In a judgment issued March 4, Judge Michael P. Kenny concurred that the California High Speed Rail Authority does not have sufficient evidence at this time to show that it can comply with all of the requirements of the 2008 bond. The authority, which is charged with building the $64 billion project, has not yet provided the analysis of the trip time from San Jose to the San Francisco Transbay Terminal (its analysis still relies on San Francisco's lone Caltrain station at 4th and King streets, which is about 1.3 miles south of Transbay Terminal), Kenny noted. Nor has it shown that it can achieve a five-minute headway (the amount of time between trains), as mandated by law.
However, Kenny wrote, the rail authority "may be able to accomplish these objectives at some point in the future." He called high-speed rail an "ongoing, dynamic, changing project" and concurred with a recent ruling from the state Court of Appeal, which found that because the project is in flux, it cannot determine whether the project would meet the requirements of the Bond Act.
"There is no evidence currently before the Court that the blended system will not comply with the Bond Act system requirements," Kenny wrote in his ruling. "Although Plaintiffs have raised compelling questions about potential future compliance, the Authority has not yet submitted a funding plan seeking to expend Bond Act funds. Thus, the issue of the project's compliance with the Bond Act is not ripe for review."
Without the necessary analysis, Kenny reasoned, it is premature to determine whether the proposed system would meet the requirements of the 2008 bond. There are, as of today, "still too many unknown variables, and in absence of a funding plan, too many assumption that must be made as to what the Authority's final decisions will be."
By denying the plaintiff's request that the project be halted, Kenny handed a massive victory to what has been a deeply divisive and controversial project. While supporters, including Gov. Jerry Brown and the Democratic majority in the Legislature, consistently laud high-speed rail as a much needed solution to ease traffic congestion, create jobs and reduce greenhouse-gas emissions, critics have panned it as a "boondoggle" that has nowhere near the funds it needs to become a reality.
Palo Alto officials had initially supported the project but ultimately turned against it, passing in 2011 a unanimous resolution calling for the project's termination. At the time, residents and council members raised doubts about the system's financial projections, ridership estimates and proposed alignment, which initially called for four tracks, with an elevated berm in the middle for the new bullet train.
By shifting to the blended approach, which was first proposed by Peninsula lawmakers in 2012, the rail authority has helped qualm some of these anxieties. The project also picked up some momentum last month, when the rail authority released a new business plan showing the price tag dipping from $67.6 billion two years ago to $64.2 billion.
The new business plan also announced a major change of direction for the rail authority: Rather than launching construction of the line exclusively in Central Valley, the agency now plans to build the first operating segment between San Francisco and Bakersfield.
In presenting the business plan to the rail authority's board of director's Tuesday morning, rail authority CEO Jeff Morales called the new proposal "the game changer, in terms of delivering the program."

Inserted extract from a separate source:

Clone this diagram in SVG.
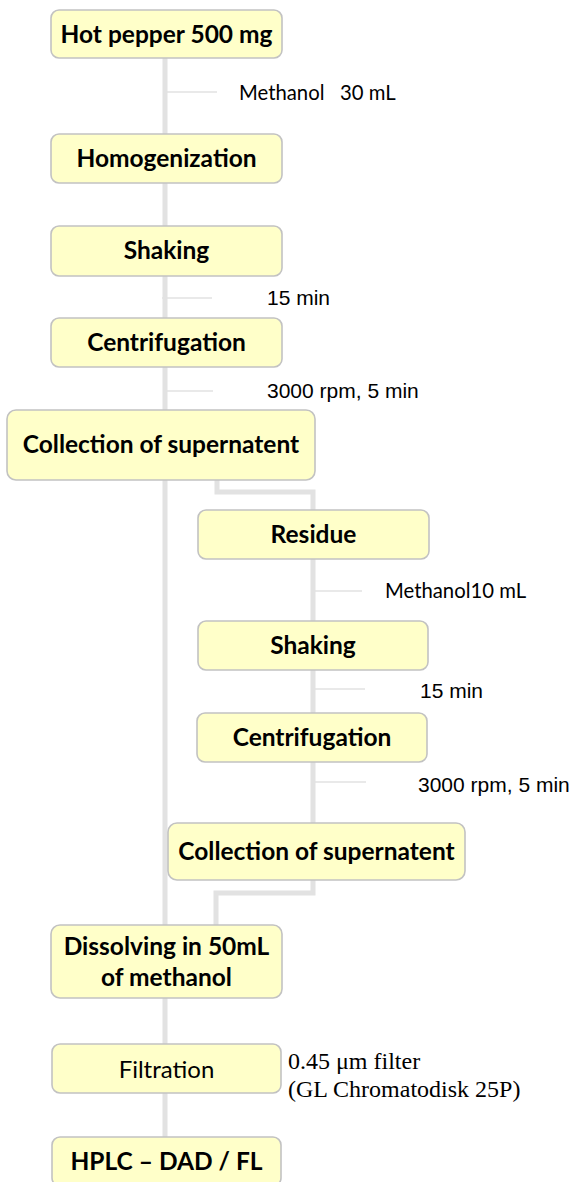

The business plan relies mostly on bond funds and on proceeds from the state's cap-and-trade program for building the first operating segment, between the Bay Area and Central Valley. Rail officials hope further improvements and expansions would be financed, at least in part, by private investments and federal contributions.
"For the first time, within available resources, we can actually project out to delivering an operating system," Morales told the board Tuesday.
The board voiced no major concerns Tuesday about the dramatic change of direction in the new business plan. Board member Daniel Curtin said he is "very excited about the new development," which he said would bring new economic opportunities to the two regions that would be connected by high-speed rail.
"We all see the economic pressures being put on the Bay Area by Silicon Valley," Curtin said. "This is a whole change in how that can be approached that, really to me, is the first signal of what high-speed rail will do for California."
Board Chair Dan Richard agreed and lauded the plan for laying out for the public "how we can build the system."
"What is really here, is the sense that we can build this now," Richard said.